■ Job
Give the data below again exactly as it stands. Omit the pictures.

— Start of Given information —

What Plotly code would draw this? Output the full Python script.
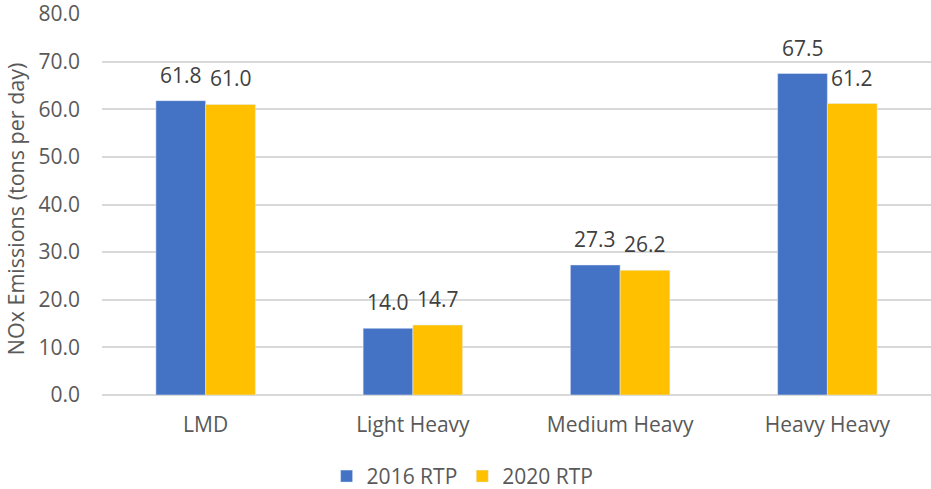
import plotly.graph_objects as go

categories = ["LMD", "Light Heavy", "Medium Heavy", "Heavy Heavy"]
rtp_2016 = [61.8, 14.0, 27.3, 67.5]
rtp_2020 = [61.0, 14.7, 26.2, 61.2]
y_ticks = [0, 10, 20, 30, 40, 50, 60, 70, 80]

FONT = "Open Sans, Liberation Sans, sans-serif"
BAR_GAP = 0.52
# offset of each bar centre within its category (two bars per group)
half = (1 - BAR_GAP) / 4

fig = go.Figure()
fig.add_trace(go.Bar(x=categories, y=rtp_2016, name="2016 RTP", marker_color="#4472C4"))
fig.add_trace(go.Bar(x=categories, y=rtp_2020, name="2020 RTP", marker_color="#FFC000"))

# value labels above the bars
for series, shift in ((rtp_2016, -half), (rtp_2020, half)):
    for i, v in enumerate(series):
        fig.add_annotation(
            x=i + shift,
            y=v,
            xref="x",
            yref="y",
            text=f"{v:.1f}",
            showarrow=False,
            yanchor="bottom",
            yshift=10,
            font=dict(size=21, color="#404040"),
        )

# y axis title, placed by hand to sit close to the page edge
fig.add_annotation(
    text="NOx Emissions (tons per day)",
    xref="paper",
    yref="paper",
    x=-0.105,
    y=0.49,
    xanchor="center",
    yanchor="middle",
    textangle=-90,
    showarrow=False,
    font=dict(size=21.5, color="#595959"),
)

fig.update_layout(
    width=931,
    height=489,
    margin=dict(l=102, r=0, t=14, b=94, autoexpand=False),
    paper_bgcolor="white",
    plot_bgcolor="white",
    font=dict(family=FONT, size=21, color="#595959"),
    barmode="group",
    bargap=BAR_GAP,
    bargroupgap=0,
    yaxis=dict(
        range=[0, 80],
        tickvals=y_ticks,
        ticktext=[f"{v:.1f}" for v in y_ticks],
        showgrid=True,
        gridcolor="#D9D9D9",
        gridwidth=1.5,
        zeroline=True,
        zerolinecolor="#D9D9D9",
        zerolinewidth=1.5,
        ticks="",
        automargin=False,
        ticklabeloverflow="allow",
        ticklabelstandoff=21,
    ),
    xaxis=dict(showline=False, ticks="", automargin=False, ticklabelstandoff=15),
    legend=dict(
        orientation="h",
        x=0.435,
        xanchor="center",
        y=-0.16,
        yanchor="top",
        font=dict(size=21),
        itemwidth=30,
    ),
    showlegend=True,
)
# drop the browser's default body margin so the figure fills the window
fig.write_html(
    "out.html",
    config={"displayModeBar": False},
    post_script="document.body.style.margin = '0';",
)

— End of Given information —

■ Exercise result
What Plotly code would draw this? Output the full Python script.
import plotly.graph_objects as go

categories = ["LMD", "Light Heavy", "Medium Heavy", "Heavy Heavy"]
rtp_2016 = [61.8, 14.0, 27.3, 67.5]
rtp_2020 = [61.0, 14.7, 26.2, 61.2]
y_ticks = [0, 10, 20, 30, 40, 50, 60, 70, 80]

FONT = "Open Sans, Liberation Sans, sans-serif"
BAR_GAP = 0.52
# offset of each bar centre within its category (two bars per group)
half = (1 - BAR_GAP) / 4

fig = go.Figure()
fig.add_trace(go.Bar(x=categories, y=rtp_2016, name="2016 RTP", marker_color="#4472C4"))
fig.add_trace(go.Bar(x=categories, y=rtp_2020, name="2020 RTP", marker_color="#FFC000"))

# value labels above the bars
for series, shift in ((rtp_2016, -half), (rtp_2020, half)):
    for i, v in enumerate(series):
        fig.add_annotation(
            x=i + shift,
            y=v,
            xref="x",
            yref="y",
            text=f"{v:.1f}",
            showarrow=False,
            yanchor="bottom",
            yshift=10,
            font=dict(size=21, color="#404040"),
        )

# y axis title, placed by hand to sit close to the page edge
fig.add_annotation(
    text="NOx Emissions (tons per day)",
    xref="paper",
    yref="paper",
    x=-0.105,
    y=0.49,
    xanchor="center",
    yanchor="middle",
    textangle=-90,
    showarrow=False,
    font=dict(size=21.5, color="#595959"),
)

fig.update_layout(
    width=931,
    height=489,
    margin=dict(l=102, r=0, t=14, b=94, autoexpand=False),
    paper_bgcolor="white",
    plot_bgcolor="white",
    font=dict(family=FONT, size=21, color="#595959"),
    barmode="group",
    bargap=BAR_GAP,
    bargroupgap=0,
    yaxis=dict(
        range=[0, 80],
        tickvals=y_ticks,
        ticktext=[f"{v:.1f}" for v in y_ticks],
        showgrid=True,
        gridcolor="#D9D9D9",
        gridwidth=1.5,
        zeroline=True,
        zerolinecolor="#D9D9D9",
        zerolinewidth=1.5,
        ticks="",
        automargin=False,
        ticklabeloverflow="allow",
        ticklabelstandoff=21,
    ),
    xaxis=dict(showline=False, ticks="", automargin=False, ticklabelstandoff=15),
    legend=dict(
        orientation="h",
        x=0.435,
        xanchor="center",
        y=-0.16,
        yanchor="top",
        font=dict(size=21),
        itemwidth=30,
    ),
    showlegend=True,
)
# drop the browser's default body margin so the figure fills the window
fig.write_html(
    "out.html",
    config={"displayModeBar": False},
    post_script="document.body.style.margin = '0';",
)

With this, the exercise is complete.